Ce film de Akira Kurosawa est une petite perle du 7ème art. Il a pourtant failli ne jamais voir le jour, puisque son réalisateur a échappé à sa tentative de suicide suite à l'échec commercial retentissant de
Dodeskaden. Et ne trouvant aucun studio prêt à financer ses projets épiques, c'est la Russie qui l'appelle finalement pour adapter le roman Dersou Ouzala, racontant l'histoire autobiographique d'une amitié entre un militaire ethnographe et un chasseur golde (une minorité ethnique de la Russie), se déroulant dans la Taïga. Avec
Barberousse et
Les 7 samouraïs, il est dans mon trio de tête du maître japonais, l'un des seuls devant lesquels j'aime me prélasser devant des images parfois sublimes.

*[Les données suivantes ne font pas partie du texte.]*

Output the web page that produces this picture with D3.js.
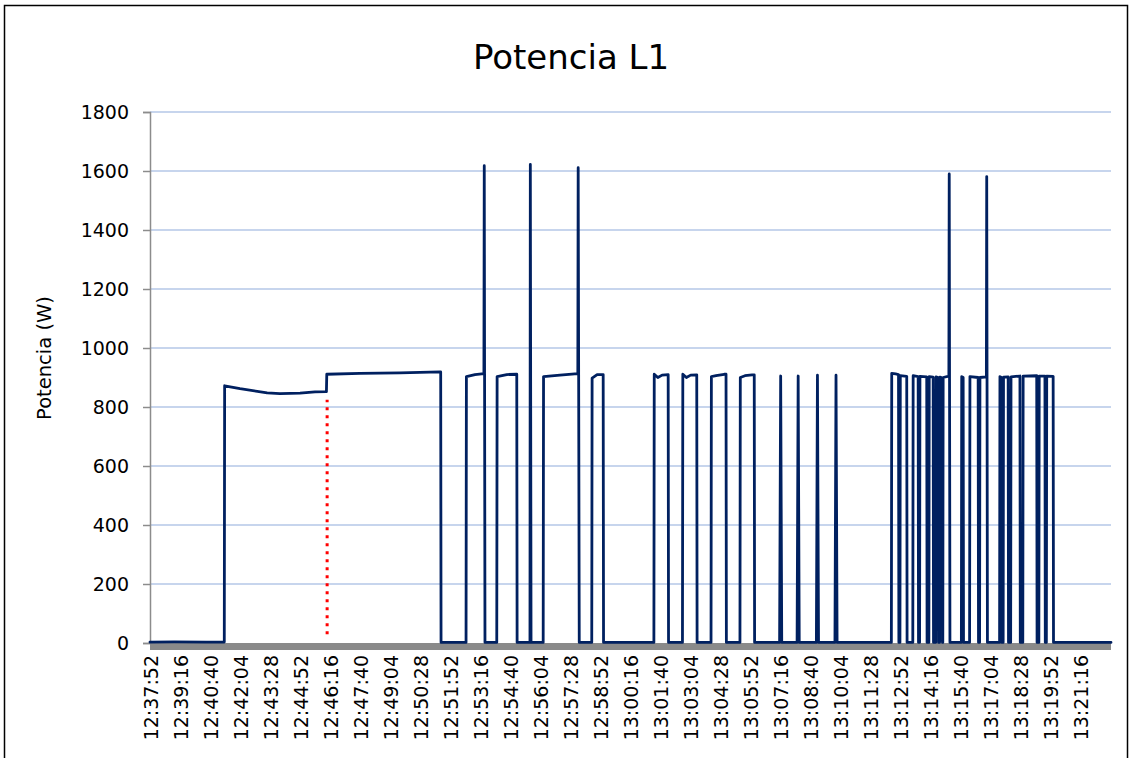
<!DOCTYPE html>
<html>
<head>
<meta charset="utf-8">
<script src="https://cdn.jsdelivr.net/npm/d3@7"></script>
<style>
  html, body { margin: 0; padding: 0; background: #fff; }
  svg { display: block; }
</style>
</head>
<body>
<svg id="chart" width="1132" height="758"></svg>
<script>
// ---- data ----
const title = "Potencia L1";
const yTitle = "Potencia (W)";
const yTicks = [0, 200, 400, 600, 800, 1000, 1200, 1400, 1600, 1800];
const tickLabels = ["12:37:52","12:39:16","12:40:40","12:42:04","12:43:28","12:44:52","12:46:16","12:47:40",
  "12:49:04","12:50:28","12:51:52","12:53:16","12:54:40","12:56:04","12:57:28","12:58:52","13:00:16",
  "13:01:40","13:03:04","13:04:28","13:05:52","13:07:16","13:08:40","13:10:04","13:11:28","13:12:52",
  "13:14:16","13:15:40","13:17:04","13:18:28","13:19:52","13:21:16"];
const domainTimes = ["12:37:52", "13:22:43"];
const times = [
  "12:37:52","12:39:00","12:40:30","12:41:20","12:41:21","12:42:04","12:43:20","12:43:56","12:44:52","12:45:34","12:46:06",
  "12:46:07","12:47:40","12:49:32","12:51:24","12:51:26","12:51:27",
  "12:52:37","12:52:38","12:53:02","12:53:27","12:53:28","12:53:30",
  "12:54:03","12:54:04","12:54:31","12:54:59","12:55:00",
  "12:55:36","12:55:37","12:55:39",
  "12:56:13","12:56:14","12:57:00","12:57:50","12:57:51","12:57:54",
  "12:58:29","12:58:30","12:58:44","12:59:01","12:59:02",
  "13:01:23","13:01:24","13:01:34","13:01:46","13:02:03","13:02:04",
  "13:02:43","13:02:44","13:02:54","13:03:06","13:03:23","13:03:24",
  "13:04:03","13:04:04","13:04:17","13:04:40","13:04:45","13:04:46",
  "13:05:24","13:05:25","13:05:38","13:05:58","13:06:04","13:06:05",
  "13:07:15","13:07:18","13:07:21",
  "13:08:04","13:08:07","13:08:10",
  "13:08:58","13:09:01","13:09:04",
  "13:09:50","13:09:53","13:09:56",
  "13:12:28","13:12:29","13:12:40","13:12:48","13:12:49",
  "13:12:52","13:12:53","13:13:11","13:13:12",
  "13:13:28","13:13:29","13:13:43","13:13:44",
  "13:13:47","13:13:48","13:14:07","13:14:08",
  "13:14:13","13:14:14","13:14:25","13:14:26",
  "13:14:32","13:14:33","13:14:39","13:14:40",
  "13:14:43","13:14:44","13:14:50","13:14:51",
  "13:14:52","13:14:53","13:15:09","13:15:10","13:15:12",
  "13:15:44","13:15:45","13:15:49","13:15:50",
  "13:16:07","13:16:08","13:16:31","13:16:32",
  "13:16:35","13:16:36","13:16:54","13:16:55","13:16:57",
  "13:17:31","13:17:32","13:17:36","13:17:37",
  "13:17:41","13:17:42","13:17:55","13:17:56",
  "13:18:02","13:18:03","13:18:28","13:18:29",
  "13:18:36","13:18:37","13:19:15","13:19:16",
  "13:19:21","13:19:22","13:19:38","13:19:39",
  "13:19:42","13:19:43","13:20:01","13:20:02",
  "13:22:43"
];
const power = [
  3,4,3,3,872,862,848,845,847,851,852,
  911,914,916,919,919,2,
  2,903,910,913,1618,2,
  2,903,910,911,2,
  2,1622,2,
  2,903,908,913,1611,2,
  2,898,910,910,2,
  2,911,900,908,910,2,
  2,911,900,908,909,2,
  2,903,906,911,911,2,
  2,900,906,909,909,2,
  2,905,2,
  2,905,2,
  2,908,2,
  2,908,2,
  2,914,912,910,2,
  2,906,904,2,
  2,906,903,2,
  2,904,902,2,
  2,903,901,2,
  2,902,900,2,
  2,901,899,2,
  2,900,905,1590,2,
  2,903,900,2,
  2,903,900,2,
  2,900,902,1581,2,
  2,903,900,2,
  2,901,902,2,
  2,902,905,2,
  2,905,906,2,
  2,905,905,2,
  2,905,904,2,
  2
];
const markerTime = "12:46:08";
const markerRange = [30, 825];

// ---- chart ----
const parse = d3.timeParse("%H:%M:%S");
const svg = d3.select("#chart");
const font = "DejaVu Sans, sans-serif";

const x = d3.scaleTime().domain(domainTimes.map(parse)).range([150, 1111]);
const y = d3.scaleLinear().domain([0, 1800]).range([643, 112]);

// outer border
svg.append("rect").attr("x", 4.5).attr("y", 5.5).attr("width", 1123).attr("height", 800)
  .attr("fill", "#fff").attr("stroke", "#000").attr("stroke-width", 1.5);

// title
svg.append("text").attr("x", 571).attr("y", 69).attr("text-anchor", "middle")
  .attr("font-family", font).attr("font-size", 34).attr("fill", "#000").text(title);

// gridlines
svg.append("g").selectAll("line").data(yTicks.filter(d => d > 0)).join("line")
  .attr("x1", 150).attr("x2", 1111)
  .attr("y1", d => y(d)).attr("y2", d => y(d))
  .attr("stroke", "#b4c7e7").attr("stroke-width", 1.5);

// y axis
const yAxis = svg.append("g").attr("transform", "translate(150,0)")
  .call(d3.axisLeft(y).tickValues(yTicks).tickSize(7).tickPadding(14).tickFormat(d3.format("d")));
yAxis.select(".domain").attr("stroke", "#8c8c8c").attr("stroke-width", 1.5);
yAxis.selectAll(".tick line").attr("stroke", "#8c8c8c").attr("stroke-width", 1.5);
yAxis.selectAll(".tick text").attr("font-family", font).attr("font-size", 19).attr("fill", "#000");

// y title
svg.append("text").attr("transform", "translate(44,358) rotate(-90)").attr("text-anchor", "middle")
  .attr("dominant-baseline", "central")
  .attr("font-family", font).attr("font-size", 19.5).attr("fill", "#000").text(yTitle);

// x axis gray bar
svg.append("rect").attr("x", 150).attr("y", 643).attr("width", 961).attr("height", 7).attr("fill", "#8a8a8a");

// x tick labels
svg.append("g").selectAll("text").data(tickLabels).join("text")
  .attr("transform", d => `translate(${x(parse(d)) + 1},655) rotate(-90)`)
  .attr("text-anchor", "end").attr("dominant-baseline", "central")
  .attr("font-family", font).attr("font-size", 19).attr("fill", "#000").text(d => d);

// red marker
svg.append("line")
  .attr("x1", x(parse(markerTime))).attr("x2", x(parse(markerTime)))
  .attr("y1", y(markerRange[0])).attr("y2", y(markerRange[1]))
  .attr("stroke", "#ff0000").attr("stroke-width", 3).attr("stroke-dasharray", "3,5");

// series line
const pts = times.map((t, i) => [parse(t), power[i]]);
svg.append("path").datum(pts)
  .attr("fill", "none").attr("stroke", "#002060").attr("stroke-width", 2.8)
  .attr("stroke-linejoin", "round").attr("stroke-linecap", "round")
  .attr("d", d3.line().x(d => x(d[0])).y(d => y(d[1])));
</script>
</body>
</html>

Cette relation pleine de sincérité et d'humanité entre les deux protagonistes transcendant les différences rappelle le style de Kurosawa (preuve que sa sortie du pays n'a en rien influencé ses habitudes) malgré un cadre entièrement nouveau. Dersou est un drôle de marginal qui apparaît au départ de manière mystérieuse, comme un animal de la forêt, puis enseigne aux soldats un rapport différent à la nature, perdu entre-temps par la civilisation. Il ne paye pourtant pas de mine : petit, trapu, vieux. Son parler issu de la nature apparaît insolite pour les hommes de la ville. Mais son doigté au fusil, et sa lecture des signes de la nature a raison de leur scepticisme. L'escorte militaire du capitaine-géographe, qui se moque au début de son accoutrement, n'est pas bien méchante : de vrais enfants qui finissent par apprendre à voir avec lui, car cette harmonie avec la nature ne lui sert pas qu'à survivre, mais donne des yeux pour lire l'âme humaine (le vieillard reclus qu'il laisse se reconstruire au lieu de le déranger) et fait penser à ceux qui viennent après (les provisions laissées dans les abris). Naissent entre-eux de belles scènes de camaraderie, autour d'un bon feu de camp ou de chants russes d'une beauté mélancolique à pleurer. C'est aussi une histoire de rencontres et de départs, émouvants pour ce temps d'amitié et de liberté partagé ensemble, et aussi parce qu'au sein d'une telle immensité, il n'est jamais certain de se retrouver à nouveau.
Le point culminant de cette amitié hors-normes arrive avec cette scène hallucinante de survie au milieu de nulle part, qui nécessite une connaissance pratique de l'environnement, où chaque geste compte pendant que le soleil décline, signifiant une mort assurée. C'est la première fois que AK place la nature au centre de son récit, forgeant les caractères des personnages ou les amitiés, bien qu'il l'a souvent utilisée pour figurer, à travers le sentiment de dépassement de l'individu face aux éléments naturels, ce qui échappe au contrôle humain. Après cette épreuve, ils n'ont même plus besoin de parler pour se comprendre car un rire, une accolade, ou un regard suffisent à remplir cet espace intime. Deuxième film en couleurs de Kurosawa, c'est aussi l'occasion pour ce dernier de capturer les riches paysages du désert russe. Malgré un master peu reluisant, des images magnifiques jaillissent de la pellicule. Tour à tour fascinante, accueillante, désolée, angoissante, dangereuse, mystique, peu de films peuvent se targuer d'avoir pu aussi bien exprimé cette nature sauvage aux contours nuancés.
Mais ce que je trouve le plus beau dans ce film, c'est cette spiritualité qui émerge de ce rapport à la nature que nous enseigne Dersu Ouzala. Pour lui, tout est animé, vivant, possède une âme. Il croît fermement aux esprits silencieux de la forêt, et entretient ainsi une relation intime avec chaque partie de l'environnement, le poussant à utiliser son arme avec prudence : tuer la mauvaise proie, c'est lui-même qu'il tue. Il est donc déchirant de voir sa déchéance physique dans la deuxième partie du film, car avec lui disparaît en partie cette sagesse. Rattrapé par la vieillesse et incapable de chasser, il part vivre en ville avec son ami soldat. Mais les habitudes contraignantes de ce nouveau cadre le font retourner à la vie sauvage. Le dénouement final que l'on attend sans surprises (au début on sait déjà), apporte néanmoins une touche morale inédite : le bon sauvage est assassiné par la civilisation. Bref, en dehors du
Nouveau monde et de
Into the wild (et bien sûr les Miyazaki), je n'ai pas souvent retrouvé un tel sentiment d'osmose puis de perte des liens qui nous unissent à la nature matricielle. Une rareté pleine de poésie (mais basée sur des faits réels) à découvrir d'urgence.